▶ **YOUR TASK**
Please reproduce the lines of the records below from the one holding "Write a Python" through the one holding "import numpy as np", inclusive, skipping all pictures.

# START OF INPUT MATERIAL

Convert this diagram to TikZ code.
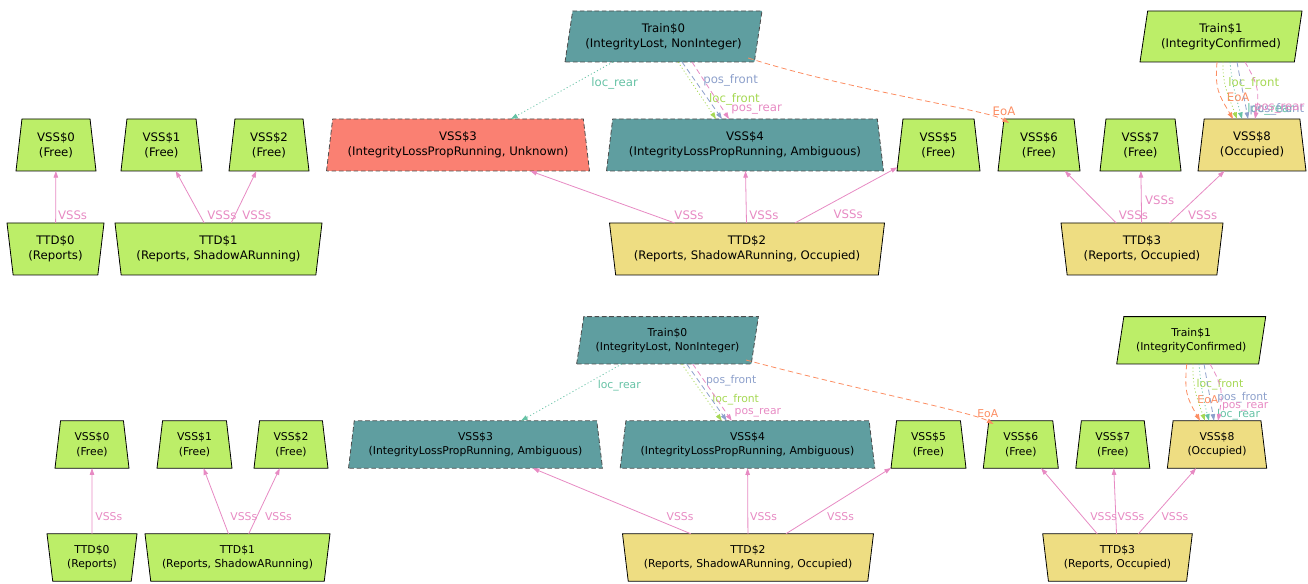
\documentclass[tikz,border=0pt]{standalone}
\usepackage{fontspec}
\setmainfont{DejaVu Sans}
\usetikzlibrary{arrows.meta, positioning, shapes.geometric, calc}

\definecolor{freegreen}{HTML}{BCEE68}
\definecolor{occyellow}{HTML}{EEDD82}
\definecolor{lostteal}{HTML}{5F9EA0}
\definecolor{unksalmon}{HTML}{FA8072}
\definecolor{edgeteal}{HTML}{66C2A5}
\definecolor{edgeorange}{HTML}{FC8D62}
\definecolor{edgeblue}{HTML}{8DA0CB}
\definecolor{edgepink}{HTML}{E78AC3}
\definecolor{edgegreen}{HTML}{A6D854}

\newcommand{\upperfont}{\fontsize{8.8}{11.5}\selectfont}
\newcommand{\lowerfont}{\fontsize{8.1}{10.8}\selectfont}

\tikzset{
	block/.style={trapezium, trapezium stretches body, draw=black, line width=0.6pt,
		inner sep=0pt, outer sep=0pt, align=center, minimum height=39pt},
	vss/.style={block, trapezium left angle=77, trapezium right angle=77},
	ttd/.style={block, trapezium left angle=77, trapezium right angle=77, shape border rotate=180},
	train/.style={block, trapezium left angle=74, trapezium right angle=106, minimum height=38.25pt},
	lower/.style={minimum height=35.6pt, font=\lowerfont},
	isfree/.style={fill=freegreen},
	isoccupied/.style={fill=occyellow},
	islost/.style={fill=lostteal, draw=black!70, dash pattern=on 3.5pt off 2pt},
	isunknown/.style={fill=unksalmon, draw=black!70, dash pattern=on 3.5pt off 2pt},
	link/.style={line width=0.6pt, -{Triangle[length=5pt, width=3.4pt]}},
	vsss/.style={link, edgepink},
	locrear/.style={link, edgeteal, dash pattern=on 0.8pt off 1.8pt},
	locfront/.style={link, edgegreen, dash pattern=on 0.8pt off 1.8pt},
	posfront/.style={link, edgeblue, dash pattern=on 4pt off 2.5pt},
	posrear/.style={link, edgepink, dash pattern=on 4pt off 2.5pt},
	eoa/.style={link, edgeorange, dash pattern=on 4pt off 2.5pt},
	lbl/.style={inner sep=1pt, anchor=west},
	llbl/.style={lbl, font=\lowerfont}
}

\begin{document}
\begin{tikzpicture}[x=0.75pt, y=-0.75pt, font=\upperfont]
	\useasboundingbox (0,0) rectangle (1308,584);

	% Upper instance: nodes
	\node[train, islost, minimum width=147.75pt] (train0) at (663.5,36.5) {Train\$0\\(IntegrityLost, NonInteger)};
	\node[train, isfree, minimum width=121.5pt] (train1) at (1221,36.5) {Train\$1\\(IntegrityConfirmed)};

	\node[vss, isfree, minimum width=60pt] (vss0) at (56,145) {VSS\$0\\(Free)};
	\node[vss, isfree, minimum width=60.75pt] (vss1) at (161.5,145) {VSS\$1\\(Free)};
	\node[vss, isfree, minimum width=60pt] (vss2) at (269,145) {VSS\$2\\(Free)};
	\node[vss, isunknown, minimum width=197.25pt] (vss3) at (458,145) {VSS\$3\\(IntegrityLossPropRunning, Unknown)};
	\node[vss, islost, minimum width=207.75pt] (vss4) at (745,145) {VSS\$4\\(IntegrityLossPropRunning, Ambiguous)};
	\node[vss, isfree, minimum width=62.25pt] (vss5) at (938.5,145) {VSS\$5\\(Free)};
	\node[vss, isfree, minimum width=61.5pt] (vss6) at (1039,145) {VSS\$6\\(Free)};
	\node[vss, isfree, minimum width=60.75pt] (vss7) at (1140.5,145) {VSS\$7\\(Free)};
	\node[vss, isoccupied, minimum width=81pt] (vss8) at (1252,145) {VSS\$8\\(Occupied)};

	\node[ttd, isfree, minimum width=72.75pt] (ttd0) at (55.5,249) {TTD\$0\\(Reports)};
	\node[ttd, isfree, minimum width=155.25pt] (ttd1) at (218.5,249) {TTD\$1\\(Reports, ShadowARunning)};
	\node[ttd, isoccupied, minimum width=206.25pt] (ttd2) at (747,249) {TTD\$2\\(Reports, ShadowARunning, Occupied)};
	\node[ttd, isoccupied, minimum width=121.5pt] (ttd3) at (1142,249) {TTD\$3\\(Reports, Occupied)};

	% Upper instance: edges
	\draw[vsss] (ttd0) -- node[lbl, pos=.15, xshift=.5pt] {VSSs} (vss0);
	\draw[vsss] (ttd1) -- node[lbl, pos=.15, xshift=4.25pt] {VSSs} (vss1);
	\draw[vsss] (ttd1) -- node[lbl, pos=.15, xshift=4.25pt] {VSSs} (vss2);
	\draw[vsss] (ttd2) -- node[lbl, pos=.15, xshift=14.75pt] {VSSs} (vss3);
	\draw[vsss] (ttd2) -- node[lbl, pos=.15, xshift=1pt] {VSSs} (vss4);
	\draw[vsss] (ttd2) -- node[lbl, pos=.15, xshift=16.25pt] {VSSs} (vss5);
	\draw[vsss] (ttd3) -- node[lbl, pos=.15, xshift=6.5pt] {VSSs} (vss6);
	\draw[vsss] (ttd3) -- node[lbl, pos=.44, xshift=1.6pt] {VSSs} (vss7);
	\draw[vsss] (ttd3) -- node[lbl, pos=.15, xshift=6.5pt] {VSSs} (vss8);

	\draw[locrear] ($(train0.center)+(-50.5,25.5)$) -- node[lbl, pos=.37, xshift=10.8pt] {loc\_rear} ($(vss3.center)+(53,-26)$);
	\draw[locfront] ($(train0.center)+(14.5,25.5)$) -- node[lbl, pos=.65, xshift=3.5pt] {loc\_front} ($(vss4.center)+(-29,-26)$);
	\draw[posfront] ($(train0.center)+(18.5,25.5)$) -- node[lbl, pos=.33, xshift=4.8pt] {pos\_front} ($(vss4.center)+(-23,-26)$);
	\draw[posrear] ($(train0.center)+(28.5,25.5)$) -- node[lbl, pos=.84, xshift=5pt] {pos\_rear} ($(vss4.center)+(-16,-26)$);
	\draw[eoa] ($(train0.center)+(84.7,21.5)$) .. controls (848,90) and (988,110) .. node[lbl, pos=.9, anchor=south, xshift=3.5pt, yshift=1pt] {EoA} ($(vss6.center)+(-30,-22)$);

	\draw[eoa] ($(train1.center)+(-4,25.5)$) to[out=-95, in=120, looseness=1.2] node[lbl, pos=.62, xshift=3pt] {EoA} ($(vss8.center)+(-19,-26)$);
	\draw[locfront] ($(train1.center)+(2,25.5)$) to[out=-92, in=110] node[lbl, pos=.35, xshift=1.5pt] {loc\_front} ($(vss8.center)+(-15,-26)$);
	\draw[locrear] ($(train1.center)+(9,25.5)$) to[out=-85, in=105] node[lbl, pos=.85, xshift=4.7pt] {loc\_rear} ($(vss8.center)+(-10,-26)$);
	\draw[posfront] ($(train1.center)+(16,25.5)$) to[out=-80, in=100] node[lbl, pos=.85, xshift=1.2pt] {pos\_front} ($(vss8.center)+(-4,-26)$);
	\draw[posrear] ($(train1.center)+(24,25.5)$) to[out=-60, in=80, looseness=1.2] node[lbl, pos=.85, xshift=-3.3pt] {pos\_rear} ($(vss8.center)+(3,-26)$);

	% Lower instance: nodes
	\node[train, lower, islost, minimum width=136.3pt, minimum height=35.5pt] (train0b) at (667.5,340.3) {Train\$0\\(IntegrityLost, NonInteger)};
	\node[train, lower, isfree, minimum width=111.75pt, minimum height=35.5pt] (train1b) at (1191.2,340.3) {Train\$1\\(IntegrityConfirmed)};

	\node[vss, lower, isfree, minimum width=55.5pt] (vss0b) at (92,444.5) {VSS\$0\\(Free)};
	\node[vss, lower, isfree, minimum width=56.25pt] (vss1b) at (194.5,444.5) {VSS\$1\\(Free)};
	\node[vss, lower, isfree, minimum width=55.5pt] (vss2b) at (291,444.5) {VSS\$2\\(Free)};
	\node[vss, lower, islost, minimum width=190.5pt] (vss3b) at (475.5,444.5) {VSS\$3\\(IntegrityLossPropRunning, Ambiguous)};
	\node[vss, lower, islost, minimum width=191pt] (vss4b) at (747.5,444.5) {VSS\$4\\(IntegrityLossPropRunning, Ambiguous)};
	\node[vss, lower, isfree, minimum width=56.25pt] (vss5b) at (928.5,444.5) {VSS\$5\\(Free)};
	\node[vss, lower, isfree, minimum width=56.25pt] (vss6b) at (1020.8,444.5) {VSS\$6\\(Free)};
	\node[vss, lower, isfree, minimum width=55.5pt] (vss7b) at (1112.8,444.5) {VSS\$7\\(Free)};
	\node[vss, lower, isoccupied, minimum width=74.5pt] (vss8b) at (1217,444.5) {VSS\$8\\(Occupied)};

	\node[ttd, lower, isfree, minimum width=67.5pt] (ttd0b) at (92,557.5) {TTD\$0\\(Reports)};
	\node[ttd, lower, isfree, minimum width=138.75pt] (ttd1b) at (237.5,557.5) {TTD\$1\\(Reports, ShadowARunning)};
	\node[ttd, lower, isoccupied, minimum width=188.25pt] (ttd2b) at (748,557.5) {TTD\$2\\(Reports, ShadowARunning, Occupied)};
	\node[ttd, lower, isoccupied, minimum width=112.2pt] (ttd3b) at (1117.5,557.5) {TTD\$3\\(Reports, Occupied)};

	% Lower instance: edges
	\draw[vsss] (ttd0b) -- node[llbl, pos=.256, xshift=1.25pt] {VSSs} (vss0b);
	\draw[vsss] (ttd1b) -- node[llbl, pos=.256, xshift=5pt] {VSSs} (vss1b);
	\draw[vsss] (ttd1b) -- node[llbl, pos=.256, xshift=5pt] {VSSs} (vss2b);
	\draw[vsss] (ttd2b) -- node[llbl, pos=.256, xshift=11pt] {VSSs} (vss3b);
	\draw[vsss] (ttd2b) -- node[llbl, pos=.256, xshift=.5pt] {VSSs} (vss4b);
	\draw[vsss] (ttd2b) -- node[llbl, pos=.256, xshift=9.5pt] {VSSs} (vss5b);
	\draw[vsss] (ttd3b) -- node[llbl, pos=.256, xshift=4.25pt] {VSSs} (vss6b);
	\draw[vsss] (ttd3b) -- node[llbl, pos=.256, xshift=0pt] {VSSs} (vss7b);
	\draw[vsss] (ttd3b) -- node[llbl, pos=.256, xshift=5pt] {VSSs} (vss8b);

	\draw[locrear] ($(train0b.center)+(-45.8,23.7)$) -- node[llbl, pos=.38, xshift=9.5pt] {loc\_rear} ($(vss3b.center)+(45.5,-23.75)$);
	\draw[locfront] ($(train0b.center)+(14.2,23.7)$) -- node[llbl, pos=.63, xshift=2.75pt] {loc\_front} ($(vss4b.center)+(-25.8,-23.75)$);
	\draw[posfront] ($(train0b.center)+(19.2,23.7)$) -- node[llbl, pos=.3, xshift=4.25pt] {pos\_front} ($(vss4b.center)+(-20.8,-23.75)$);
	\draw[posrear] ($(train0b.center)+(25.2,23.7)$) -- node[llbl, pos=.86, xshift=5pt] {pos\_rear} ($(vss4b.center)+(-15.8,-23.75)$);
	\draw[eoa] ($(train0b.center)+(78.5,19.7)$) .. controls (850,388) and (972,412) .. node[llbl, pos=.92, anchor=south, xshift=1pt, yshift=1pt] {EoA} ($(vss6b.center)+(-27.3,-20.5)$);

	\draw[eoa] ($(train1b.center)+(-4.5,23.7)$) to[out=-95, in=120, looseness=1.2] node[llbl, pos=.62, xshift=5pt] {EoA} ($(vss8b.center)+(-17,-23.75)$);
	\draw[locfront] ($(train1b.center)+(1.8,23.7)$) to[out=-92, in=110] node[llbl, pos=.35, xshift=.5pt] {loc\_front} ($(vss8b.center)+(-12,-23.75)$);
	\draw[locrear] ($(train1b.center)+(7.8,23.7)$) to[out=-85, in=105] node[llbl, pos=.9, xshift=6pt] {loc\_rear} ($(vss8b.center)+(-8,-23.75)$);
	\draw[posfront] ($(train1b.center)+(12.8,23.7)$) to[out=-80, in=100] node[llbl, pos=.6, xshift=4.2pt] {pos\_front} ($(vss8b.center)+(-3,-23.75)$);
	\draw[posrear] ($(train1b.center)+(18.8,23.7)$) to[out=-60, in=80, looseness=1.2] node[llbl, pos=.8, xshift=0pt] {pos\_rear} ($(vss8b.center)+(1,-23.75)$);

\end{tikzpicture}
\end{document}
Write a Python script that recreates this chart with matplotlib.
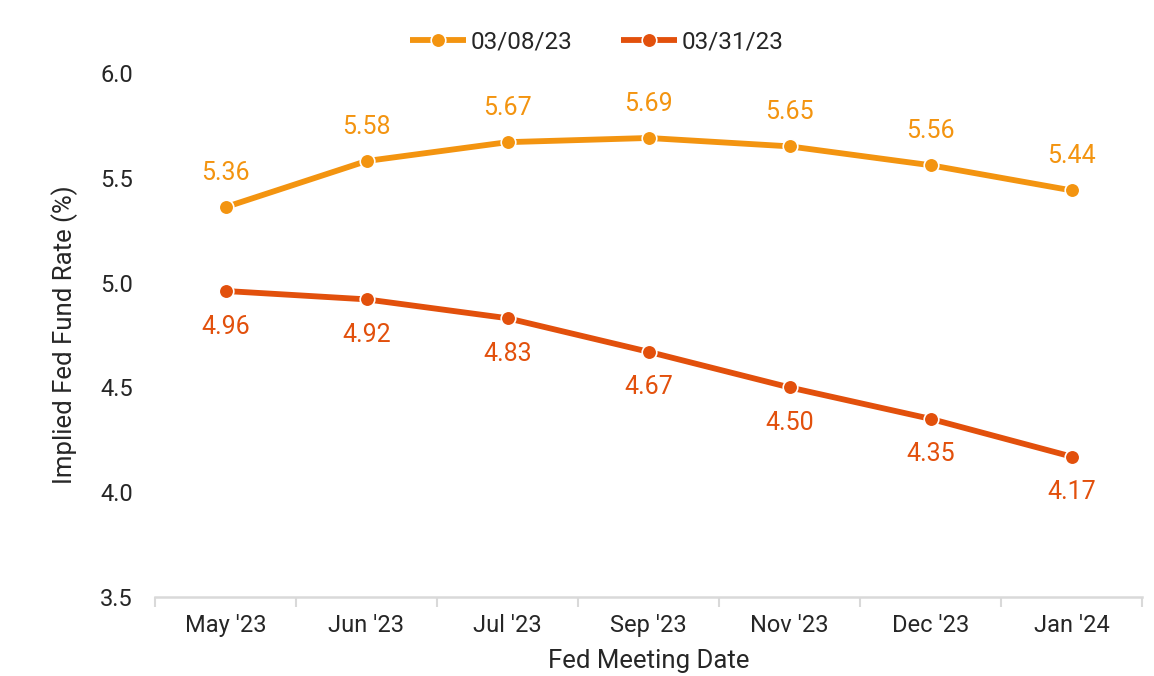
import matplotlib
matplotlib.use("Agg")
import matplotlib.pyplot as plt
import numpy as np

categories = ["May '23", "Jun '23", "Jul '23", "Sep '23", "Nov '23", "Dec '23", "Jan '24"]
series_0308 = [5.36, 5.58, 5.67, 5.69, 5.65, 5.56, 5.44]
series_0331 = [4.96, 4.92, 4.83, 4.67, 4.50, 4.35, 4.17]
yticks = [3.5, 4.0, 4.5, 5.0, 5.5, 6.0]

c1 = "#F39410"
c2 = "#E2500C"
txt = "#262626"

plt.rcParams['font.family'] = ['Roboto', 'DejaVu Sans']

fig = plt.figure(figsize=(11.54, 6.76), dpi=100)
ax = fig.add_axes([155/1154, (676-597)/676, (1142-155)/1154, (597-73)/676])

x = np.arange(len(categories))
ax.plot(x, series_0308, color=c1, lw=4.2, marker='o', ms=10.5, mfc=c1, mec='white', mew=1.2,
        label='03/08/23', solid_capstyle='butt', zorder=3)
ax.plot(x, series_0331, color=c2, lw=4.2, marker='o', ms=10.5, mfc=c2, mec='white', mew=1.2,
        label='03/31/23', solid_capstyle='butt', zorder=3)

for xi, v in zip(x, series_0308):
    ax.annotate(f"{v:.2f}", (xi, v), xytext=(0, 16), textcoords='offset points',
                ha='center', va='bottom', color=c1, fontsize=18)
for xi, v in zip(x, series_0331):
    ax.annotate(f"{v:.2f}", (xi, v), xytext=(0, -17), textcoords='offset points',
                ha='center', va='top', color=c2, fontsize=18)

ax.set_xlim(-0.5, len(categories) - 0.5)
ax.set_ylim(3.5, 6.0)
ax.set_yticks(yticks)
ax.set_yticklabels([f"{t:.1f}" for t in yticks])
ax.set_xticks(np.arange(-0.5, len(categories), 1.0))
ax.set_xticklabels([])
ax.set_xticks(x, minor=True)
ax.set_xticklabels(categories, minor=True)
ax.tick_params(axis='x', which='major', length=7, width=1.5, color='#D9D9D9', direction='out')
ax.tick_params(axis='x', which='minor', length=0, pad=12, labelsize=17, labelcolor=txt)
ax.tick_params(axis='y', length=0, pad=16, labelsize=17, labelcolor=txt)

for s in ['top', 'right', 'left']:
    ax.spines[s].set_visible(False)
ax.spines['bottom'].set_color('#D9D9D9')
ax.spines['bottom'].set_linewidth(1.8)

ax.set_ylabel("Implied Fed Fund Rate (%)", fontsize=18.5, color=txt, labelpad=16)
ax.set_xlabel("Fed Meeting Date", fontsize=18.5, color=txt, labelpad=9)

leg = fig.legend(loc='center', bbox_to_anchor=(597/1154, 1 - 42/676), ncol=2, frameon=False,
                 fontsize=17.5, handlelength=2.3, handletextpad=0.2, columnspacing=2.0)
for t in leg.get_texts():
    t.set_color(txt)

fig.savefig("out.png", dpi=100, facecolor='white')
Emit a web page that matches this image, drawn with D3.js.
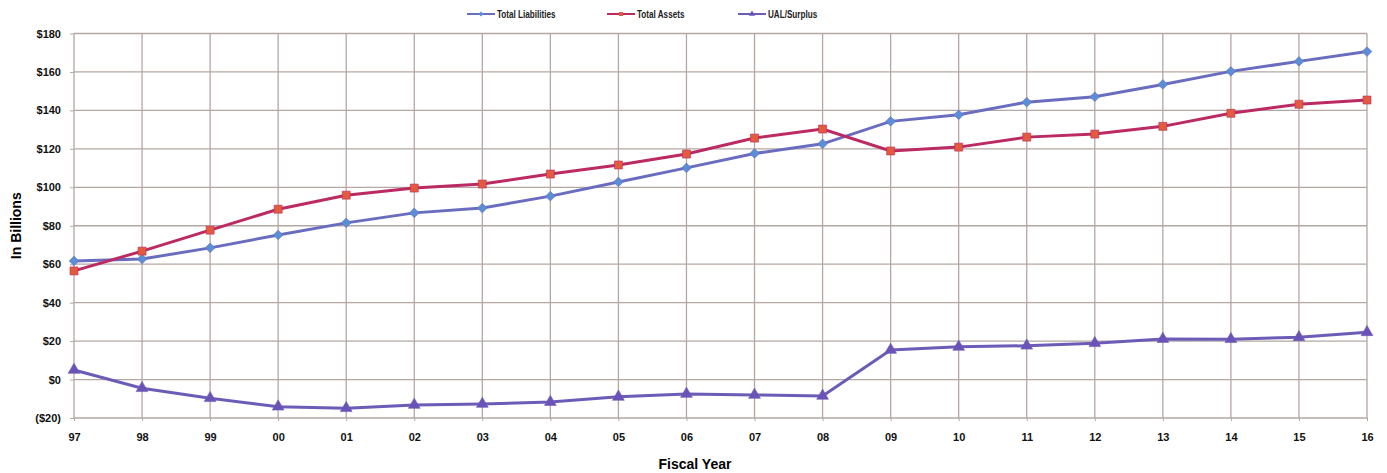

# END OF INPUT MATERIAL

▶ **WRITTEN REPLY**
Write a Python script that recreates this chart with matplotlib.
import matplotlib
matplotlib.use("Agg")
import matplotlib.pyplot as plt
import numpy as np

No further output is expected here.